You can log into your adult Blogger blog right now and set a custom robots.txt file. If you want the Internet Archive to keep displaying archived pages once Google breaks all your inbound links, set it like this under Settings – Search Preferences – Crawlers and Indexing:

blogger-open-robots

It can’t hurt anything, and it might mean that all your broken links can be “repaired” by people who encounter them. They will just paste the broken link into the Wayback Machine and be served a copy of the page as it used to be before Google went insane.

Will it work? Well, we don’t know for sure. Google could easily impose a uniform and restrictive robots.txt file on its adult bloggers after it forces them into “private” mode, by ignoring the custom setting or by removing it from the Blogger interface altogether.

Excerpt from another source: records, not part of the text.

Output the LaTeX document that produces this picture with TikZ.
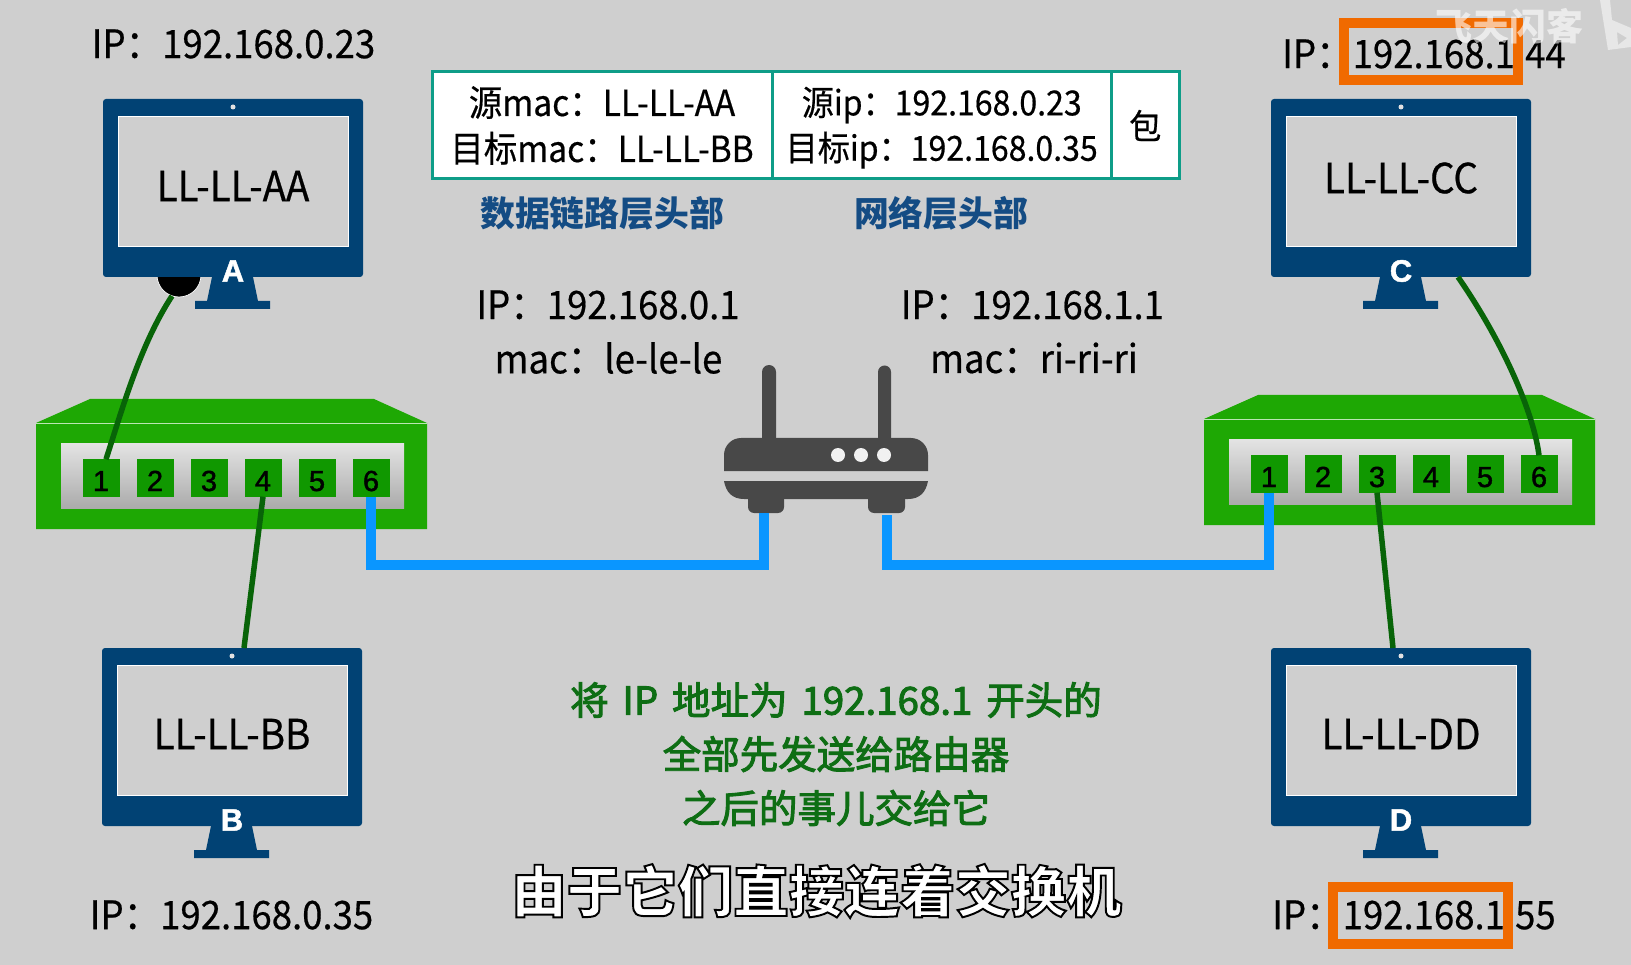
\documentclass[tikz,border=0pt]{standalone}
\usepackage{fontspec}
\usepackage{tikz}
\usepackage{xcolor}
\usetikzlibrary{positioning}
\setmainfont{Noto Sans CJK SC}
\newfontfamily\latin[FakeStretch=.93,FakeBold=.5]{Noto Sans CJK SC}
\newfontfamily\medium[FakeBold=2.5]{Noto Sans CJK SC}
\newfontfamily\numfont[FakeBold=1.5]{Liberation Sans}
\newfontfamily\outlined[BoldFeatures={FakeBold=3.5}]{Noto Sans CJK SC}
\definecolor{paper}{RGB}{207,207,207}
\definecolor{navy}{RGB}{1,66,116}
\definecolor{swgreen}{RGB}{30,168,4}
\definecolor{portgreen}{RGB}{16,152,0}
\definecolor{cablegreen}{RGB}{8,100,8}
\definecolor{wire}{RGB}{10,150,255}
\definecolor{routergray}{RGB}{72,72,72}
\definecolor{tealline}{RGB}{14,157,136}
\definecolor{heading}{RGB}{20,76,132}
\definecolor{note}{RGB}{14,110,20}
\definecolor{frameorange}{RGB}{240,106,0}
\newcommand{\fs}[1]{\fontsize{#1}{#1}\selectfont}
\newcommand{\notefont}{\medium\fs{38.5}\spaceskip .36em\relax}
\tikzset{
  x=1pt, y=-1pt,
  iplabel/.style={inner sep=0pt, text=black, font=\latin\fs{39.3}},
  monbody/.style={fill=navy, minimum width=260pt, minimum height=178pt, rounded corners=3pt, inner sep=0pt},
  monscreen/.style={fill=paper, draw=white, line width=.5pt, minimum width=230pt, minimum height=130pt, inner sep=0pt},
  monlabel/.style={inner sep=0pt, text=black, font=\latin\fs{41.5}},
  montag/.style={inner sep=0pt, text=white, font=\numfont\bfseries\fs{31}},
  swport/.style={fill=portgreen, minimum size=37pt, inner sep=0pt, text height=26pt, text depth=0pt, font=\numfont\fs{29}},
  tcell/.style={fill=white, draw=tealline, line width=3pt, minimum height=107pt, inner sep=0pt, outer sep=0pt, align=center, font=\latin\fs{34.5}},
  heading/.style={inner sep=0pt, text=heading, font=\bfseries\fs{34.8}},
  notetext/.style={inner sep=0pt, text=note, font=\notefont},
  lan/.style={draw=cablegreen, line width=5.5pt},
  uplink/.style={draw=wire, line width=10pt, miter limit=10},
  orangebox/.style={draw=frameorange, line width=10pt, fill=none, inner sep=0pt}
}
% monitor: name, centre x, top y, text, text y
\newcommand{\monitor}[5]{%
  \node[monbody] (mon#1) at (#2,#3+89) {};
  \fill[navy] (#2-21,#3+178) -- (#2+20,#3+178) -- (#2+25,#3+202) -- (#2+37,#3+202)
    -- (#2+37,#3+210) -- (#2-38,#3+210) -- (#2-38,#3+202) -- (#2-26,#3+202) -- cycle;
  \fill[paper!60!white] (#2,#3+8) circle (2.5pt);
  \node[monscreen] (scr#1) at (#2,#3+82) {};
  \node[monlabel] (lbl#1) at (#2,#5) {#4};
  \node[montag] (tag#1) at (#2,#3+172) {#1};
}
% switch: name, left x, top y of body
\newcommand{\switchbox}[3]{%
  \fill[swgreen] (#2,#3+24) -- (#2+54,#3) -- (#2+338,#3) -- (#2+391,#3+24) -- (#2+391,#3+130) -- (#2,#3+130) -- cycle;
  \draw[white!70!swgreen, line width=.5pt] (#2,#3+24) -- (#2+391,#3+24);
  \shade[top color=black!11, bottom color=black!33] (#2+25,#3+45) rectangle (#2+368,#3+109);
  \foreach \n [count=\i from 0] in {1,...,6} {
    \node[swport] (#1\n) at (#2+65+54*\i,#3+79) {\n};
  }
}
\begin{document}
\begin{tikzpicture}
\useasboundingbox (0,0) rectangle (1631,965);
\fill[paper] (0,0) rectangle (1631,965);

\node[circle, fill=black, draw=white, line width=.7pt, minimum size=44pt, inner sep=0pt] (ball) at (179,275) {};
\monitor{A}{233}{99}{LL-LL-AA}{186}
\monitor{B}{232}{648}{LL-LL-BB}{734}
\monitor{C}{1401}{99}{LL-LL-CC}{178}
\monitor{D}{1401}{648}{LL-LL-DD}{734}

\switchbox{swA}{36}{399}
\switchbox{swC}{1204}{395}

% router
\fill[routergray] (762,440) -- (762,372) arc (180:0:7pt) -- (776,440) -- cycle;
\fill[routergray] (878,440) -- (878,372) arc (180:0:6.5pt) -- (891,440) -- cycle;
\fill[routergray] (724,471) -- (724,455) arc (180:90:17pt) -- (911,438) arc (90:0:17pt) -- (928,471) -- cycle;
\fill[routergray] (724,481) -- (928,481) .. controls (926,492) and (920,499) .. (908,499)
  -- (744,499) .. controls (732,499) and (726,492) .. (724,481) -- cycle;
\fill[routergray, rounded corners=6pt] (748,490) rectangle (784,513);
\fill[routergray, rounded corners=6pt] (868,490) rectangle (905,513);
\coordinate (footL) at (764,513);
\coordinate (footR) at (887,515);
\foreach \x in {838,861,884} \fill[paper!30!white] (\x,455) circle (7pt);

% cables
\coordinate (busL) at (764,564.5);
\coordinate (busR) at (887,564.5);
\draw[uplink] (swA6.south) |- (busL) -- (footL);
\draw[uplink] (swC1.south) |- (busR) -- (footR);
\coordinate (capA) at (172,296);
\coordinate (capC) at (1458,277);
\coordinate (capD) at (1393,648);
\coordinate (capB) at (244,648);
\draw[lan] ([xshift=5pt]swA1.north) .. controls (122,410) and (140,345) .. (capA);
\draw[lan] (swC6.north) .. controls (1534,415) and (1505,345) .. (capC);
\draw[lan] (swA4.south) -- (capB);
\draw[lan] (swC3.south) -- (capD);

% address labels
\node[iplabel] (ipA) at (233.5,44) {IP：192.168.0.23};
\node[iplabel] (ipB) at (231.5,915) {IP：192.168.0.35};
\node[iplabel] (ipC) at (1424,54) {IP：192.168.1.44};
\node[iplabel] (ipD) at (1414,915) {IP：192.168.1.55};
\node[orangebox, minimum width=174pt, minimum height=57pt] (boxC) at (1431,52) {};
\node[orangebox, minimum width=175pt, minimum height=57pt] (boxD) at (1420.5,915.5) {};
\node[iplabel] (ripL) at (608,305) {IP：192.168.0.1};
\node[iplabel] (rmacL) at (608.5,358) {mac：le-le-le};
\node[iplabel] (ripR) at (1032.4,305) {IP：192.168.1.1};
\node[iplabel] (rmacR) at (1034,358) {mac：ri-ri-ri};

% packet table
\node[tcell, minimum width=340pt, font=\latin\fs{36}] (cellMac) at (602,125.5) {源mac：LL-LL-AA\\[10pt]目标mac：LL-LL-BB};
\node[tcell, minimum width=339.5pt, right=0pt of cellMac] (cellIp) {\rule{0pt}{33pt}源ip：192.168.0.23\\[7.5pt]目标ip：192.168.0.35};
\node[tcell, minimum width=67.5pt, right=0pt of cellIp] (cellPkg) {包};
\node[heading] (headMac) at (602,213) {数据链路层头部};
\node[heading] (headIp) at (941,213) {网络层头部};

% note
\node[notetext] (noteA) at (836,700) {将 IP 地址为 192.168.1 开头的};
\node[notetext] (noteB) at (836,754) {全部先发送给路由器};
\node[notetext] (noteC) at (836,808) {之后的事儿交给它};

% subtitle
\node[inner sep=0pt, font=\outlined\bfseries\fs{55.5}] (subtitle) at (816.5,891) {\special{pdf:bcolor [1] [0]}由于它们直接连着交换机\special{pdf:ecolor}};

% watermark
\node[inner sep=0pt, text=white, opacity=.6, font=\bfseries\fs{37}] (mark) at (1509,26) {飞天闪客};
\fill[white, opacity=.5, even odd rule] (1600,0) -- (1610,0) -- (1612,20) -- (1631,28) -- (1631,47) -- (1608,50) -- cycle
  (1617,32) -- (1627,38) -- (1618,45) -- cycle;
\end{tikzpicture}
\end{document}
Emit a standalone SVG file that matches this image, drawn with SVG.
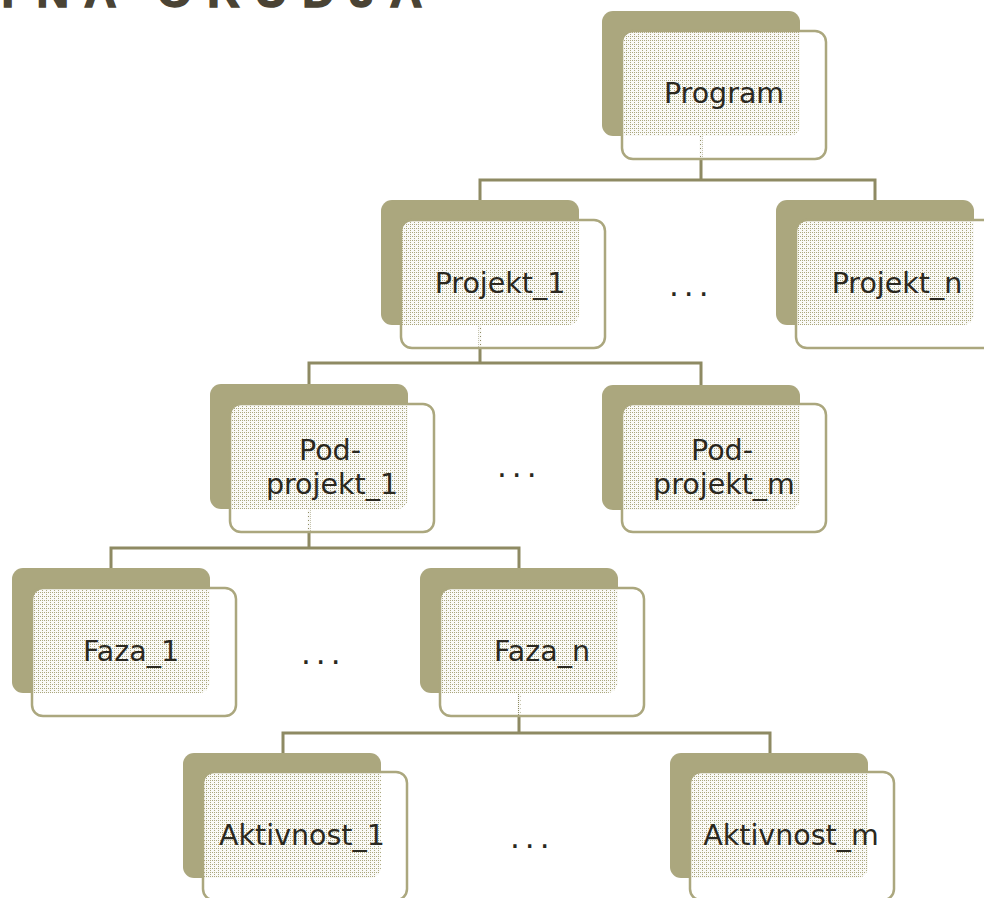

But — by design or oversight — Google might not do that, either.

If this trick does work, it means there will more traces remaining available to the public of your years of explicit sex blogging. And people who are bitterly disappointed by broken links to your stuff will have at least one useful thing to try.

Hopefully you’ll be taking more direct action too, like migrating your blog to private hosting. But if you can’t spare the resources to do that, this custom robots.txt change is a little thing you can do that may help a little.

P.S. If you have some technical skill and want to take a more proactive approach to saving our erotic cultural history, Archiveteam (these are the folks who saved Geocities, who also want you to understand they are not the Internet Archive) seems to have taken the news about Google’s erotic blog freakout as a sign that Blogger in general is no longer to be trusted. Because they have now announced they are “downloading everything”. This is great news, but it’s a project of epic size, and they can always use more help.